Podemos afirmar que los porteños no perdieron tiempo en tener café propio y el juego es un elemento inseparable del mismo.
Buenos Aires se fundó en 1580 y aproximadamente 30 años después ya los porteños tenían su templo, pese a vivir en una de las ciudades más tristes y pobres del Imperio Español.

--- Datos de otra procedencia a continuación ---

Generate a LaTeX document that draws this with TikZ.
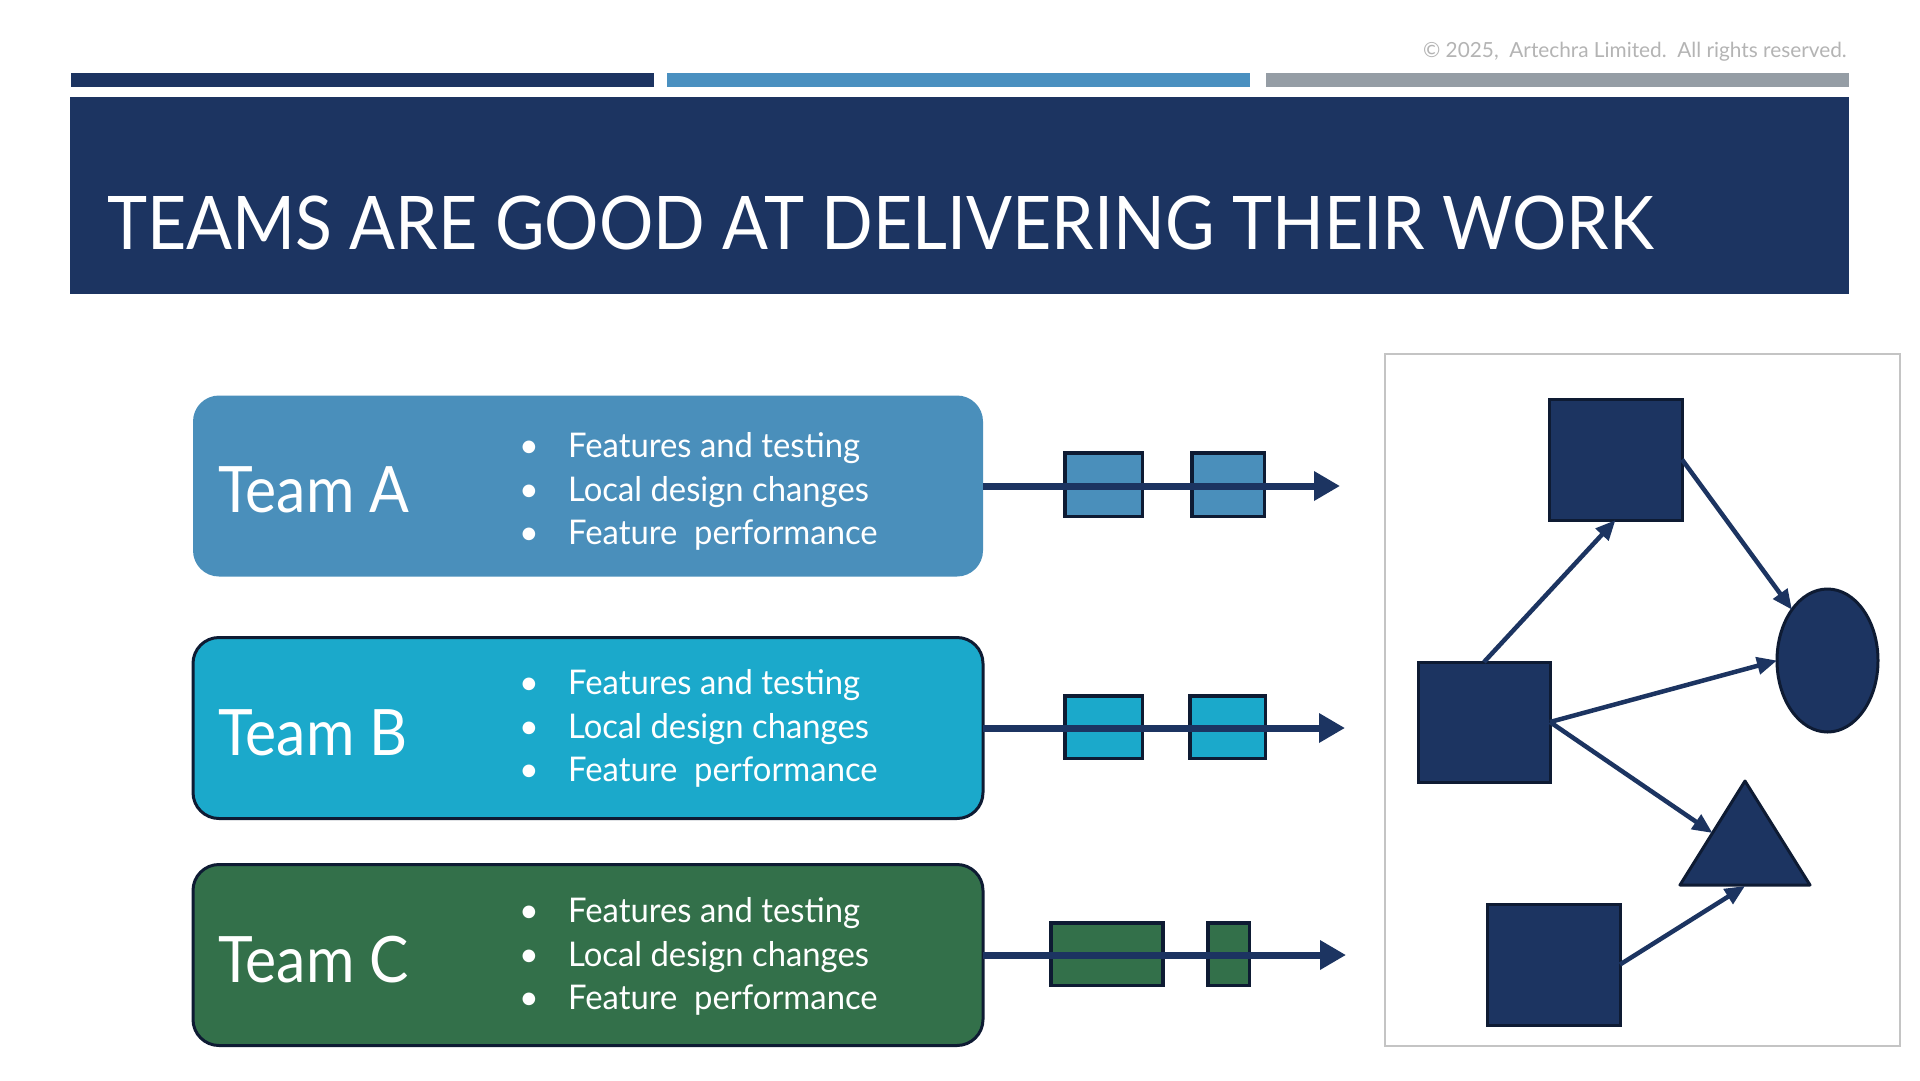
\documentclass[tikz,border=0pt]{standalone}
\usepackage{fontspec}
\setmainfont{Lato}
\usetikzlibrary{arrows.meta,shapes.geometric}
\definecolor{navy}{HTML}{1C3461}
\definecolor{bluebar}{HTML}{4A90C0}
\definecolor{graybar}{HTML}{959DA5}
\definecolor{teamA}{HTML}{4A8FBB}
\definecolor{teamB}{HTML}{1BA9CB}
\definecolor{teamC}{HTML}{33704A}
\definecolor{edgedark}{HTML}{0E1B33}
\definecolor{framegray}{HTML}{C4C4C4}
\definecolor{copygray}{HTML}{B4B4B4}
\newcommand{\tlab}[1]{\scalebox{0.92}[1]{#1}}
\newcommand{\btxt}[1]{\scalebox{0.965}[1]{#1}}
\tikzset{
  teambox/.style={rounded corners=26pt, minimum width=790pt, minimum height=181pt, inner sep=0pt, outer sep=0pt},
  teamlabel/.style={anchor=base west, text=white, inner sep=0pt, font=\fontsize{64}{70}\selectfont},
  bultext/.style={anchor=base west, text=white, inner sep=0pt, font=\fontsize{34}{40}\selectfont},
  buldot/.style={anchor=base, text=white, inner sep=0pt, font=\fontsize{34}{40}\selectfont},
  chip/.style={draw=edgedark, line width=3.5pt, inner sep=0pt, outer sep=0pt},
  flow/.style={navy, line width=7pt, -{Triangle[length=26pt,width=28pt]}},
  shapebox/.style={fill=navy, draw=edgedark, line width=3pt, inner sep=0pt, outer sep=0pt},
  link/.style={navy, line width=4.5pt, -{Triangle[length=20pt,width=17pt]}}
}
\begin{document}
\begin{tikzpicture}[x=1pt,y=-1pt]
\useasboundingbox (0,0) rectangle (1920,1080);
\fill[white] (0,0) rectangle (1920,1080);
% top bars
\fill[navy] (71,73) rectangle (654,87);
\fill[bluebar] (667,73) rectangle (1250,87);
\fill[graybar] (1266,73) rectangle (1849,87);
\node[anchor=base east, text=copygray, inner sep=0pt, font=\fontsize{20.8}{24}\selectfont] (copy) at (1847,57) {© 2025,\ \ Artechra Limited.\ \ All rights reserved.};
% title band
\node[fill=navy, minimum width=1779pt, minimum height=197pt, anchor=north west, inner sep=0pt] (band) at (70,97) {};
\node[anchor=base west, text=white, inner sep=0pt, font=\fontsize{74}{80}\selectfont] (title) at (107,249) {\scalebox{0.918}[1]{TEAMS ARE GOOD AT DELIVERING THEIR WORK}};
% team boxes
\node[teambox, fill=teamA] (tA) at (588,486) {};
\node[teambox, fill=teamB, draw=edgedark, line width=3pt] (tB) at (588,728) {};
\node[teambox, fill=teamC, draw=edgedark, line width=3pt] (tC) at (588,955) {};
\node[teamlabel] (lA) at (218,512) {\tlab{Team A}};
\node[teamlabel] (lB) at (218,755) {\tlab{Team B}};
\node[teamlabel] (lC) at (218,982) {\tlab{Team C}};
% bullets A
\node[buldot] (dA1) at (529,457) {•};
\node[buldot] (dA2) at (529,501) {•};
\node[buldot] (dA3) at (529,544) {•};
\node[bultext] (xA1) at (568,457) {\btxt{Features and testing}};
\node[bultext] (xA2) at (568,501) {\btxt{Local design changes}};
\node[bultext] (xA3) at (568,544) {\btxt{Feature\ \ performance}};
% bullets B
\node[buldot] (dB1) at (529,694) {•};
\node[buldot] (dB2) at (529,738) {•};
\node[buldot] (dB3) at (529,781) {•};
\node[bultext] (xB1) at (568,694) {\btxt{Features and testing}};
\node[bultext] (xB2) at (568,738) {\btxt{Local design changes}};
\node[bultext] (xB3) at (568,781) {\btxt{Feature\ \ performance}};
% bullets C
\node[buldot] (dC1) at (529,922) {•};
\node[buldot] (dC2) at (529,966) {•};
\node[buldot] (dC3) at (529,1009) {•};
\node[bultext] (xC1) at (568,922) {\btxt{Features and testing}};
\node[bultext] (xC2) at (568,966) {\btxt{Local design changes}};
\node[bultext] (xC3) at (568,1009) {\btxt{Feature\ \ performance}};
% chips
\node[chip, fill=teamA, minimum width=77.5pt, minimum height=63.5pt] (cA1) at (1103.5,484.5) {};
\node[chip, fill=teamA, minimum width=72.5pt, minimum height=63.5pt] (cA2) at (1228,484.5) {};
\node[chip, fill=teamB, minimum width=77.5pt, minimum height=62.5pt] (cB1) at (1103.5,727) {};
\node[chip, fill=teamB, minimum width=75.5pt, minimum height=62.5pt] (cB2) at (1227.5,727) {};
\node[chip, fill=teamC, minimum width=112pt, minimum height=62.5pt] (cC1) at (1107,954) {};
\node[chip, fill=teamC, minimum width=41.5pt, minimum height=62.5pt] (cC2) at (1228.7,954) {};
% flow arrows
\coordinate (eA) at (1340,486);
\coordinate (eB) at (1345,728);
\coordinate (eC) at (1346,955);
\draw[flow] (tA.east) -- (eA);
\draw[flow] (tB.east) -- (eB);
\draw[flow] (tC.east) -- (eC);
% right panel
\node[draw=framegray, line width=2.5pt, minimum width=515pt, minimum height=692pt, inner sep=0pt] (frame) at (1642.5,700) {};
\node[shapebox, minimum width=133pt, minimum height=121pt] (sq1) at (1615.5,459.5) {};
\node[shapebox, minimum width=132pt, minimum height=120pt] (sq2) at (1484,722) {};
\node[shapebox, minimum width=133pt, minimum height=121pt] (sq3) at (1553.5,964.5) {};
\node[shapebox, ellipse, minimum width=101pt, minimum height=143pt] (el) at (1827.5,660.5) {};
\coordinate (tapex) at (1745,781);
\coordinate (tleft) at (1680,885);
\coordinate (tright) at (1810,885);
\coordinate (tside) at (1712.5,833);
\coordinate (tbase) at (1745,886);
\filldraw[fill=navy, draw=edgedark, line width=3pt, line join=round] (tapex) -- (tright) -- (tleft) -- cycle;
\draw[link] (sq2.north) -- (sq1.south);
\draw[link] (sq1.east) -- (el.125);
\draw[link] (sq2.east) -- (el.west);
\draw[link] (sq2.east) -- (tside);
\draw[link] (sq3.east) -- (tbase);
\end{tikzpicture}
\end{document}
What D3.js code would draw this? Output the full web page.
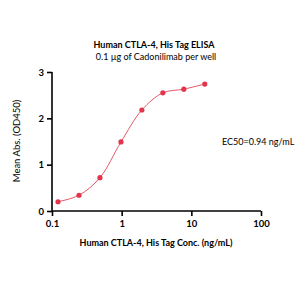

En aquellos años se introdujo en la ciudad la primera mesa de truques que se utilizó con fines de lucro. El truque es el antepasado del billar. Su introductor se identificó con el nombre de Simón de Valdez, un tramposo de vocación, precisamente por ser, tesorero de la Hacienda Real. Obtuvo permiso e instaló en Buenos Aires un verdadero garito (lugar clandestino donde concurrían a jugar), donde no faltaba nada, pues además del truque había naipes, dados e incluso un inocente ajedrez. Fue una casa instalada a todo lujo, donde daba gusto tirar el dinero, si bien le duró poco al dueño, ya que un día el Señor Valdez fue enviado con cadenas a España por contrabandista y coimero. Pero antes de irse puso sus bienes a buen recaudo, y el garito pasó a manos de un italiano. Éste era un hombre que tanto ejercía la arquitectura como hacía de albañil, vendía carne, además de ser agrimensor, comerciante al por mayor y contrabandista en los ratos libres. Hacia de todo y todo lo hacía bien, por lo cual embolsó interesantes cantidades de dinero con la mesa de truques. La historia de este primer billar ubicado en la esquina sudeste de Alsina y Bolívar, puede considerarse el primer café porteño.

Hubo otros pero uno muy nombrado en aquel entonces era el perteneciente a José Marco.  Estaba ubicado frente a la Iglesia de San Ignacio, en la esquina de Alsina y Bolívar donde funcionaran los truques de Valdez. Fue indudablemente el favorito de los primeros años del siglo XIX, el café elegante por excelencia, con grandes espejos lustrados y nada menos que dos mesas de billar. Allí se reunían la muchachada intelectual del momento. El Señor Marco, acaudalado comerciante, atendía en persona a su selecta clientela. Como tenía otros intereses solía ausentarse de la ciudad y se supone que los mismos debían ser muy parecidos al tradicional contrabando, ya que su punto habitual de destino era Río de Janeiro.
Allá por 1816 su dueño fue multado por una contravención; y ese fue el último paso por la historia.
Otros cafés tomaron preeminencia, y el que ganó el primer lugar fue el de la Victoria, ubicado hoy en Hipólito Yrigoyen. Era tan lujoso como el de Marco con su selecta clientela, pero le llevó años de constancia llegar a ser la estrella del momento.